Documentos que o ex-chefe da Secretaria Especial de Comunicação Social (Secom) Fábio Wajngarten divulgou em sua conta pessoal no Twitter, nos últimos dias, revelam que o Ministério de Minas e Energia demorou mais de um ano para entregar as joias masculinas ao Gabinete Adjunto de Documentação Histórica, órgão da Presidência da República responsável pela análise dos presentes recebidos por autoridades brasileiras e por dizer se tratar de objeto de uso pessoal ou destinado ao Estado brasileiro em função do valor histórico, cultural e financeiro.

Um dos documentos que Wajngarten compartilhou é uma cópia do Ofício nº 986, do Gabinete Adjunto de Documentação Histórica da Presidência. Nele, o então chefe do gabinete, Marcelo da Silva Vieira, explica à equipe do ministério que, “considerando a legislação vigente […], os presentes recebidos pelo senhor ministro de Minas e Energia [Bento Albuquerque], na qualidade de representante do presidente da República [Jair Bolsonaro], durante visita oficial ao Reino Unido da Arábia Saudita enquadram-se na condição de encaminhamento a este gabinete, para análise quanto à incorporação ao acervo privado do presidente da República ou ao acervo público da Presidência da República”.

Embora o ofício tenha sido entregue ao Ministério de Minas e Energia em 3 de novembro de 2021, a orientação só foi acatada em 29 de novembro de 2022, quando a caixa enfim foi entregue ao gabinete adjunto.
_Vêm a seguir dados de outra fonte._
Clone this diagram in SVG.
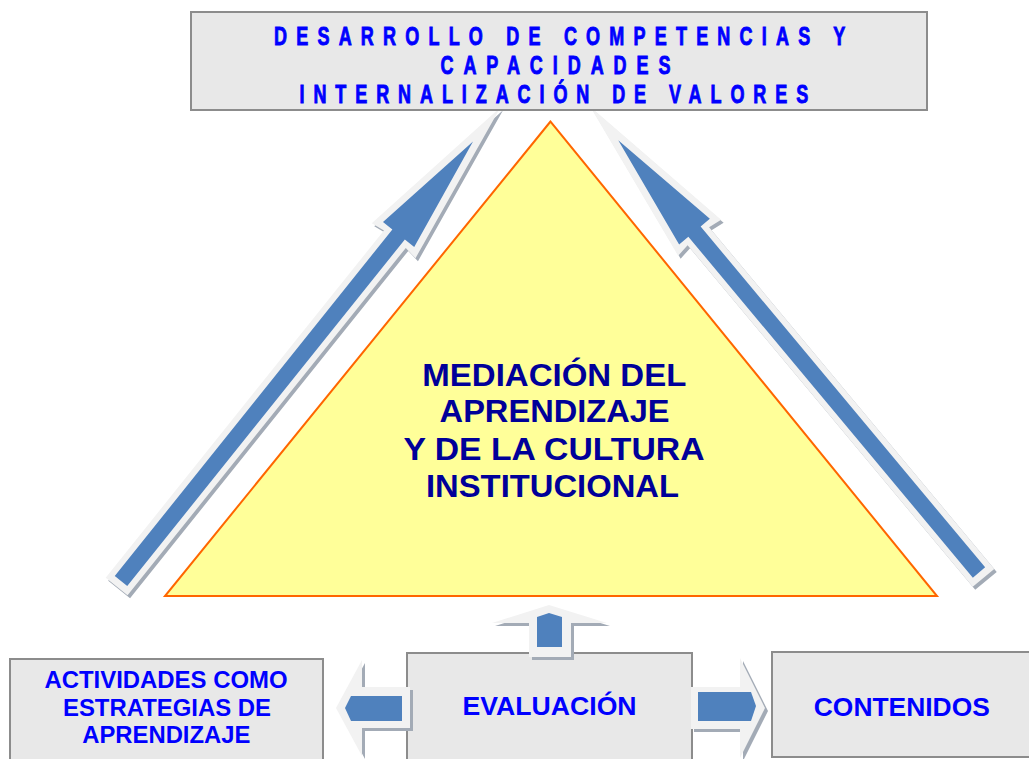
<svg xmlns="http://www.w3.org/2000/svg" xmlns:xlink="http://www.w3.org/1999/xlink" width="1029" height="759" viewBox="0 0 1029 759">
<style>
.box{fill:#e8e8e8;stroke:#8c8c8c;stroke-width:2}
.tri{fill:#ffff99;stroke:#ff6600;stroke-width:2;stroke-linejoin:miter}
.lbl{font-family:"Liberation Sans",Arial,sans-serif;font-weight:bold;fill:#0000ff}
.top{font-size:25px;stroke:#0000ff;stroke-width:0.9}
.mid{font-size:32px;fill:#000099}
.bot{font-size:25px}
.act{font-size:24px}
.outer{fill:#f2f2f2}
.shadow{fill:#a3abb6}
.blue{fill:#4f81bd}
</style>
<defs>
<path id="diagOuter" d="M-7,-14 L438,-14 L436,-28 L607,0 L436,28 L438,14 L-7,14 Z"/>
<path id="diagBlue" d="M0,-8 L444,-8 L444,-20 L563,0 L444,20 L444,8 L0,8 Z"/>
<path id="upOuter" d="M529,657 L529,623 L492,623 L549,605 L607,623 L571,623 L571,657 Z"/>
<path id="leftOuter" d="M410,687 L362,687 L362,660 L336,708 L362,756 L362,728 L410,728 Z"/>
<path id="rightOuter" d="M691,687 L740,687 L740,658 L765,708 L740,758 L740,729 L691,729 Z"/>
</defs>

<g id="connectors-diagonal">
  <use xlink:href="#diagOuter" class="shadow" transform="translate(2.5,3) translate(121,581) rotate(-51.3)"/>
  <use xlink:href="#diagOuter" class="outer" transform="translate(121,581) rotate(-51.3)"/>
  <use xlink:href="#diagBlue" class="blue" transform="translate(121,581) rotate(-51.3)"/>
  <use xlink:href="#diagOuter" class="shadow" transform="translate(2.5,3) translate(979,572.5) rotate(-129.85)"/>
  <use xlink:href="#diagOuter" class="outer" transform="translate(979,572.5) rotate(-129.85)"/>
  <use xlink:href="#diagBlue" class="blue" transform="translate(979,572.5) rotate(-129.85)"/>
</g>

<g id="node-desarrollo">
  <rect class="box" x="191" y="12" width="736" height="98"/>
  <text class="lbl top" transform="translate(274,44.5) scale(0.72,1)" x="0" y="0" letter-spacing="12.8">DESARROLLO DE COMPETENCIAS Y</text>
  <text class="lbl top" transform="translate(440.5,74.3) scale(0.72,1)" x="0" y="0" letter-spacing="13.8">CAPACIDADES</text>
  <text class="lbl top" transform="translate(299.5,103.3) scale(0.72,1)" x="0" y="0" letter-spacing="12.4">INTERNALIZACIÓN DE VALORES</text>
</g>

<g id="node-mediacion">
  <polygon class="tri" points="550.5,121.5 165,596 937,596"/>
  <text class="lbl mid" text-anchor="middle" x="554.3" y="385.5" textLength="264" lengthAdjust="spacingAndGlyphs">MEDIACIÓN DEL</text>
  <text class="lbl mid" text-anchor="middle" x="554.6" y="421.5" textLength="230" lengthAdjust="spacingAndGlyphs">APRENDIZAJE</text>
  <text class="lbl mid" text-anchor="middle" x="554" y="459.5" textLength="301" lengthAdjust="spacingAndGlyphs">Y DE LA CULTURA</text>
  <text class="lbl mid" text-anchor="middle" x="552.5" y="497" textLength="253" lengthAdjust="spacingAndGlyphs">INSTITUCIONAL</text>
</g>

<g id="node-actividades">
  <rect class="box" x="10" y="659" width="313" height="120"/>
  <text class="lbl act" text-anchor="middle" x="166" y="688" textLength="243" lengthAdjust="spacingAndGlyphs">ACTIVIDADES COMO</text>
  <text class="lbl act" text-anchor="middle" x="167" y="715.5" textLength="208" lengthAdjust="spacingAndGlyphs">ESTRATEGIAS DE</text>
  <text class="lbl act" text-anchor="middle" x="166.3" y="743" textLength="168" lengthAdjust="spacingAndGlyphs">APRENDIZAJE</text>
</g>

<g id="node-evaluacion">
  <rect class="box" x="407" y="653" width="285" height="120"/>
  <text class="lbl bot" text-anchor="middle" x="549.6" y="714.5" textLength="174" lengthAdjust="spacingAndGlyphs">EVALUACIÓN</text>
</g>

<g id="node-contenidos">
  <rect class="box" x="772" y="652" width="260" height="105"/>
  <text class="lbl bot" text-anchor="middle" x="901.8" y="716" textLength="176" lengthAdjust="spacingAndGlyphs">CONTENIDOS</text>
</g>

<g id="connectors-bottom">
  <use xlink:href="#upOuter" class="shadow" transform="translate(3,3)"/>
  <use xlink:href="#upOuter" class="outer"/>
  <path class="blue" d="M537,647 L537,617 L549,613 L562,617 L562,647 Z"/>
  <use xlink:href="#leftOuter" class="shadow" transform="translate(3,3)"/>
  <use xlink:href="#leftOuter" class="outer"/>
  <path class="blue" d="M402,696 L351,696 L345,708 L351,721 L402,721 Z"/>
  <use xlink:href="#rightOuter" class="shadow" transform="translate(3,3)"/>
  <use xlink:href="#rightOuter" class="outer"/>
  <path class="blue" d="M698,692 L751,692 L756,706 L751,721 L698,721 Z"/>
</g>
</svg>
Ainda não se sabe ao certo o que foi feito das joias durante este ano. A Agência Brasil perguntou aos atuais gestores do Ministério de Minas e Energia a razão da demora na entrega das joias ao Gabinete Adjunto de Documentação Histórica, mas a pasta limitou-se a informar que “a questão está sendo investigada pelos órgãos responsáveis – Polícia Federal, Ministério Público Federal e Receita Federal”.

Pelas normas aduaneiras, como a comitiva brasileira não declarou as joias ao chegar ao país, caso Bolsonaro queira reivindicá-las para uso pessoal, terá que pagar metade do valor delas e multa de 50%. Caso contrário, os objetos serão incorporadas ao patrimônio público ou leiloados – caso em que ao menos 40% da quantia arrecadada será destinada ao Tesouro Nacional e a políticas de seguridade social.